The bill (2013-S 0049) is aimed at preventing schools from having to issue as many unnecessary layoff notices to teachers due to budget uncertainties.
“Because of the way the state and local budget systems work, schools have very little information about their budgets for the following year by March 1, when they are required to notify any teachers who might be laid off. The result is that they regularly have to issue pink slips to dozens or, in some cases, even hundreds of teachers to make sure they’re covered for the worst-case budget possibilities. It’s an unnecessary, frightening and disruptive experience for teachers, students and parents, and it hangs over their heads from March 1 until the budget is settled months later,” said Senator DiPalma, a Democrat who represents District 12 in Middletown, Little Compton, Newport and Tiverton. “The slips are essentially meaningless, so why are we forcing schools and teachers to go through the trouble, expense and worry?”
Senator DiPalma said his legislation is aimed at averting situations like the ones that occurred in Woonsocket last year and Providence the year before, when the school districts send layoff notices to every teacher in February to provide maximum flexibility in the face of budget uncertainties ahead.
Later in the spring, closer to the start of the next fiscal year on July 1, schools have a better idea of how much funding they can expect from the state and their municipalities, said Senator DiPalma. As the new statewide school aid funding formula phases in over the next decade, the level of predictability will increase, too.
Since often budgetary decisions at the state level aren’t made until the final days of the fiscal year – and occasionally even later – moving the deadline to June 1 still isn’t going to mean school officials will know the exact level of support they will be getting from the state and their municipalities when they issue the notices.
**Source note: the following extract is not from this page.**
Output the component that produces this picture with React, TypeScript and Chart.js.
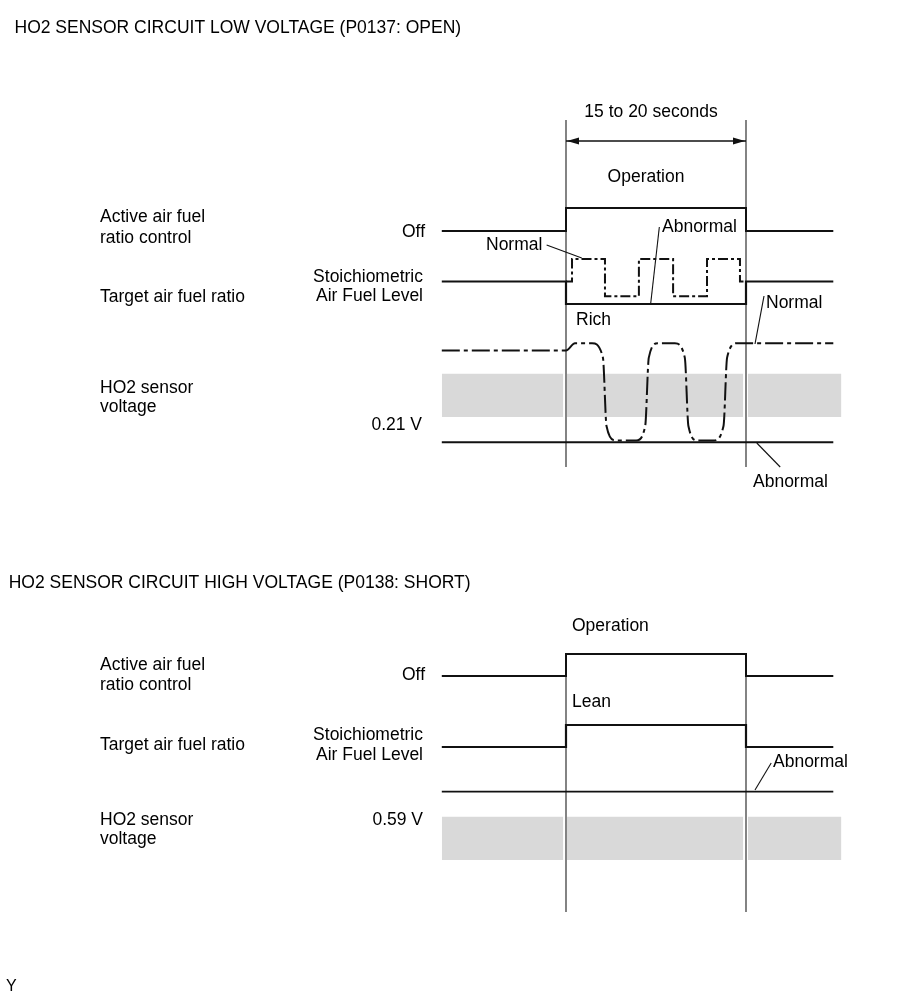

But they’ll have more information than they would have in March, and teachers need to know before the end of the school year whether they can expect to be returning to their classrooms the next fall or should be applying for other jobs, said Senator DiPalma.
He added that besides the unnecessary emotional toll those layoff notices take on the school community, it’s also a waste of school department resources to have to issue so many layoff notices when, ultimately, many of those receiving them will not be laid off.
“It is necessary to have a deadline for notification, because teachers need to prepare if they might not be returning to their schools, and they need time to begin looking for other employment. But it doesn’t help them if they get a notice that’s based mainly on a lack of information. It’s hard for them to know how real the threat is, but it’s still a very disconcerting situation that will last until the end of the school year or even later. I’m sure the situation isn’t helpful to the education process,” said Senator DiPalma.
The legislation is co-sponsored by Sen. Roger A. Picard (D-Dist. 20, Woonsocket, Cumberland), Sen. Ryan Pearson (D-Dist. 19, Cumberland, Lincoln), Sen. Christopher Scott Ottiano (R-Dist. 11, Portsmouth, Bristol, Tiverton) and Sen. V. Susan Sosnowski (D-Dist. 37, South Kingstown, New Shoreham).
Rep. Deborah Ruggiero (D-Dist. 74, Jamestown, Middletown) is sponsoring the bill (2013-H 5066) in the House, where the cosponsor are Rep. Joseph M. McNamara (D-Dist. 19, Warwick, Cranston), Rep. Marvin L. Abney (D-Dist. 73, Newport, Middletown), Rep. Linda Finn (D-Dist. 72, Middletown, Portsmouth) and Rep. Joseph A. Trillo (R-Dist. 24, Warwick).